Sound far-fetched? Damien Broderick (internationally respected author, critic and theorist) writes that some physicists find it useful to postulate the existence of a probability field to account for how probability space can “bend in the presence of some psi (paranormal) elements of consciousness.” He asks: “Can coupling between intentions and matter and energy cause a warping of . . . the probability field?”

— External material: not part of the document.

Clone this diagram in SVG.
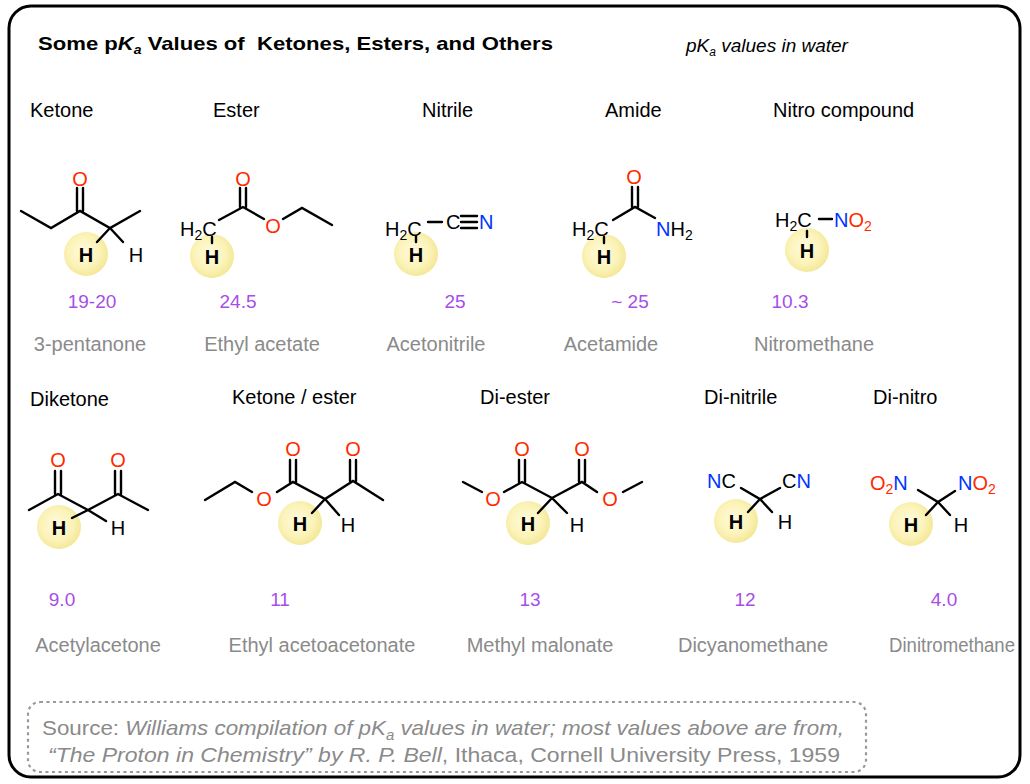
<svg xmlns="http://www.w3.org/2000/svg" width="1030" height="784" viewBox="0 0 1030 784">
<defs>
<radialGradient id="g" cx="0.45" cy="0.45" r="0.6">
<stop offset="0" stop-color="#fffbe0"/><stop offset="0.6" stop-color="#fbf3b8"/><stop offset="1" stop-color="#f3e592"/>
</radialGradient>
<style>
text{font-family:"Liberation Sans",Arial,sans-serif}
.b{fill:none;stroke:#000;stroke-width:2.4;stroke-linecap:round}
.t{font-size:20px;fill:#000}
.a{font-size:20px}
.r{fill:#ff2a00}.n{fill:#0033ff}
.hb{font-size:20px;font-weight:bold;text-anchor:middle}
.h{font-size:20px;text-anchor:middle}
.v{font-size:19px;fill:#a64ee8;text-anchor:middle}
.nm{font-size:20px;fill:#8a8a8a;text-anchor:middle}
.c{fill:url(#g)}
</style>
</defs>
<rect x="0" y="0" width="1030" height="784" fill="#fff"/>
<rect x="9" y="6" width="1011" height="771" rx="22" fill="none" stroke="#000" stroke-width="3"/>
<text x="38" y="50" font-size="19" font-weight="bold" xml:space="preserve" textLength="515" lengthAdjust="spacingAndGlyphs">Some p<tspan font-style="italic">K</tspan><tspan font-style="italic" font-size="12" dy="4">a</tspan><tspan dy="-4"> Values of  Ketones, Esters, and Others</tspan></text>
<text x="686" y="52" font-size="19" font-style="italic">pK<tspan font-size="12" dy="4">a</tspan><tspan dy="-4"> values in water</tspan></text>

<g id="headers">
<text class="t" x="30" y="117">Ketone</text>
<text class="t" x="213" y="117">Ester</text>
<text class="t" x="422" y="117">Nitrile</text>
<text class="t" x="605" y="117">Amide</text>
<text class="t" x="773" y="117">Nitro compound</text>
<text class="t" x="30" y="406">Diketone</text>
<text class="t" x="232" y="404">Ketone / ester</text>
<text class="t" x="480" y="404">Di-ester</text>
<text class="t" x="704" y="404">Di-nitrile</text>
<text class="t" x="873" y="404">Di-nitro</text>
</g>

<g id="ketone">
<circle class="c" cx="86" cy="254" r="22"/>
<path class="b" d="M21 211 L51 228 L80 211 L110 228 L140 211 M77 211 V188 M83 211 V188 M110 228 L97 242 M110 228 L123 242"/>
<text class="a r" x="80" y="186" text-anchor="middle">O</text>
<text class="hb" x="86" y="262">H</text>
<text class="h" x="136" y="262">H</text>
<text class="v" x="92" y="308">19-20</text>
<text class="nm" x="90" y="351">3-pentanone</text>
</g>

<g id="ester">
<circle class="c" cx="212" cy="256" r="22"/>
<path class="b" d="M219 220 L243 207 L264 219 M240 207 V188 M246 207 V188 M283 219 L302 208 L332 225 M212 237 V243"/>
<text class="a" x="180" y="236">H<tspan font-size="14" dy="4">2</tspan><tspan dy="-4">C</tspan></text>
<text class="a r" x="243" y="186" text-anchor="middle">O</text>
<text class="a r" x="273" y="233" text-anchor="middle">O</text>
<text class="hb" x="212" y="264">H</text>
<text class="v" x="238" y="308">24.5</text>
<text class="nm" x="262" y="351">Ethyl acetate</text>
</g>

<g id="nitrile">
<circle class="c" cx="416" cy="254" r="22"/>
<path class="b" d="M428 222 H442 M461 216 H477 M461 222 H477 M461 228 H477 M416 236 V242"/>
<text class="a" x="385" y="236">H<tspan font-size="14" dy="4">2</tspan><tspan dy="-4">C</tspan></text>
<text class="a" x="446" y="229">C</text>
<text class="a n" x="479" y="229">N</text>
<text class="hb" x="416" y="262">H</text>
<text class="v" x="455" y="308">25</text>
<text class="nm" x="436" y="351">Acetonitrile</text>
</g>

<g id="amide">
<circle class="c" cx="604" cy="256" r="22"/>
<path class="b" d="M613 220 L635 207 L655 218 M632 207 V187 M638 207 V187 M604 237 V243"/>
<text class="a" x="572" y="236">H<tspan font-size="14" dy="4">2</tspan><tspan dy="-4">C</tspan></text>
<text class="a r" x="634" y="184" text-anchor="middle">O</text>
<text class="a" x="656" y="236"><tspan class="n">N</tspan>H<tspan font-size="14" dy="4">2</tspan></text>
<text class="hb" x="604" y="264">H</text>
<text class="v" x="630" y="308">~ 25</text>
<text class="nm" x="611" y="351">Acetamide</text>
</g>

<g id="nitro">
<circle class="c" cx="807" cy="250" r="22"/>
<path class="b" d="M819 219 H832 M807 231 V237"/>
<text class="a" x="775" y="227">H<tspan font-size="14" dy="4">2</tspan><tspan dy="-4">C</tspan></text>
<text class="a" x="834" y="227"><tspan class="n">N</tspan><tspan class="r">O</tspan><tspan class="r" font-size="14" dy="4">2</tspan></text>
<text class="hb" x="807" y="258">H</text>
<text class="v" x="790" y="308">10.3</text>
<text class="nm" x="814" y="351">Nitromethane</text>
</g>

<g id="diketone">
<circle class="c" cx="59" cy="527" r="22"/>
<path class="b" d="M29 510 L58 494 L88 510 L118 494 L148 510 M55 494 V471 M61 494 V471 M115 494 V471 M121 494 V471 M88 510 L72 518 M88 510 L106 521"/>
<text class="a r" x="58" y="467" text-anchor="middle">O</text>
<text class="a r" x="118" y="467" text-anchor="middle">O</text>
<text class="hb" x="59" y="535">H</text>
<text class="h" x="118" y="535">H</text>
<text class="v" x="62" y="606">9.0</text>
<text class="nm" x="98" y="652">Acetylacetone</text>
</g>

<g id="ketoester">
<circle class="c" cx="300" cy="523" r="22"/>
<path class="b" d="M205 500 L235 482 L252 492 M277 492 L293 482 L325 499 L353 481 L383 500 M290 482 V460 M296 482 V460 M350 481 V460 M356 481 V460 M325 499 L312 513 M325 499 L339 515"/>
<text class="a r" x="264" y="506" text-anchor="middle">O</text>
<text class="a r" x="293" y="456" text-anchor="middle">O</text>
<text class="a r" x="353" y="456" text-anchor="middle">O</text>
<text class="hb" x="300" y="531">H</text>
<text class="h" x="348" y="532">H</text>
<text class="v" x="280" y="606">11</text>
<text class="nm" x="322" y="652">Ethyl acetoacetonate</text>
</g>

<g id="diester">
<circle class="c" cx="528" cy="523" r="22"/>
<path class="b" d="M463 482 L482 492 M504 492 L522 482 L552 498 L582 482 L597 492 M623 492 L642 482 M519 482 V460 M525 482 V460 M579 482 V460 M585 482 V460 M552 498 L538 513 M552 498 L567 513"/>
<text class="a r" x="493" y="506" text-anchor="middle">O</text>
<text class="a r" x="610" y="506" text-anchor="middle">O</text>
<text class="a r" x="522" y="456" text-anchor="middle">O</text>
<text class="a r" x="582" y="456" text-anchor="middle">O</text>
<text class="hb" x="528" y="531">H</text>
<text class="h" x="577" y="532">H</text>
<text class="v" x="530" y="606">13</text>
<text class="nm" x="540" y="652">Methyl malonate</text>
</g>

<g id="dinitrile">
<circle class="c" cx="736" cy="521" r="22"/>
<path class="b" d="M741 488 L760 499 L780 488 M760 499 L748 512 M760 499 L772 512"/>
<text class="a" x="707" y="488"><tspan class="n">N</tspan>C</text>
<text class="a" x="782" y="488">C<tspan class="n">N</tspan></text>
<text class="hb" x="736" y="529">H</text>
<text class="h" x="785" y="529">H</text>
<text class="v" x="745" y="606">12</text>
<text class="nm" x="753" y="652">Dicyanomethane</text>
</g>

<g id="dinitro">
<circle class="c" cx="911" cy="524" r="22"/>
<path class="b" d="M918 490 L938 502 L955 491 M938 502 L926 515 M938 502 L950 515"/>
<text class="a" x="870" y="490"><tspan class="r">O</tspan><tspan class="r" font-size="14" dy="4">2</tspan><tspan class="n" dy="-4">N</tspan></text>
<text class="a" x="958" y="490"><tspan class="n">N</tspan><tspan class="r">O</tspan><tspan class="r" font-size="14" dy="4">2</tspan></text>
<text class="hb" x="911" y="532">H</text>
<text class="h" x="961" y="532">H</text>
<text class="v" x="944" y="606">4.0</text>
<text class="nm" x="952" y="652" textLength="126" lengthAdjust="spacingAndGlyphs">Dinitromethane</text>
</g>

<g id="connectors"></g>

<g id="source">
<rect x="28" y="702" width="838" height="70" rx="12" fill="none" stroke="#999" stroke-width="2.2" stroke-dasharray="3 3.5"/>
<text x="42" y="735" font-size="21" fill="#8a8a8a" textLength="802" lengthAdjust="spacingAndGlyphs">Source: <tspan font-style="italic">Williams compilation of pK</tspan><tspan font-style="italic" font-size="14" dy="5">a</tspan><tspan font-style="italic" dy="-5"> values in water; most values above are from,</tspan></text>
<text x="48" y="762" font-size="21" fill="#8a8a8a" textLength="792" lengthAdjust="spacingAndGlyphs"><tspan font-style="italic">“The Proton in Chemistry” by R. P. Bell</tspan>, Ithaca, Cornell University Press, 1959</text>
</g>
</svg>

Suffice it to say that the middle world (our existential prison) is always in a state of flux. It is half-baked, floating on a vast relativity of values and dreams and barely functional systems, secretive bellicose governments, the ruins of ethnicities, great train wrecks of religions, the stirrings of new and renewed visions and environmental breakdown. It is a soup of disparate energies, moral restlessness, continuous war and cultural mayhem. Joan Halifax notes: “As we have seen, shamans are trained in the art of equilibrium, in moving with poise and surety on the threshold of the opposites, in creating cosmos out of chaos. The middle world then, is still a dream that can be shaped by the dreamer.”

We are living in a dream of causality. Our causality-dream is disintegrating at a rate that is impossible to ignore (finally!). Why? because no one in charge has a vision! A vision is a glimpse of something new. Visions could be common occurrences and should be during times when the status quo is failing everywhere and out of hope. But there is an intermediary step before visions become commonplace. We have to listen to those who see through the chaos of the end-game into the vacuum plenum and it helps when people in leadership see something that is real and true, like the Italian minister for civil protection, Nello Musumeci. He is saying that we have to stop seeing ourselves as the innocent victims of climate change, but we are all responsible for it (even the freaked out tourists trying to get back home) and once that really dawns on us, we can start approaching all of our global problems like that – No more excuses. . . for example, for getting into wars. Then we can start having visions of what to do next.

We can begin to shape this bad dream because it is our dream that is destroying our house.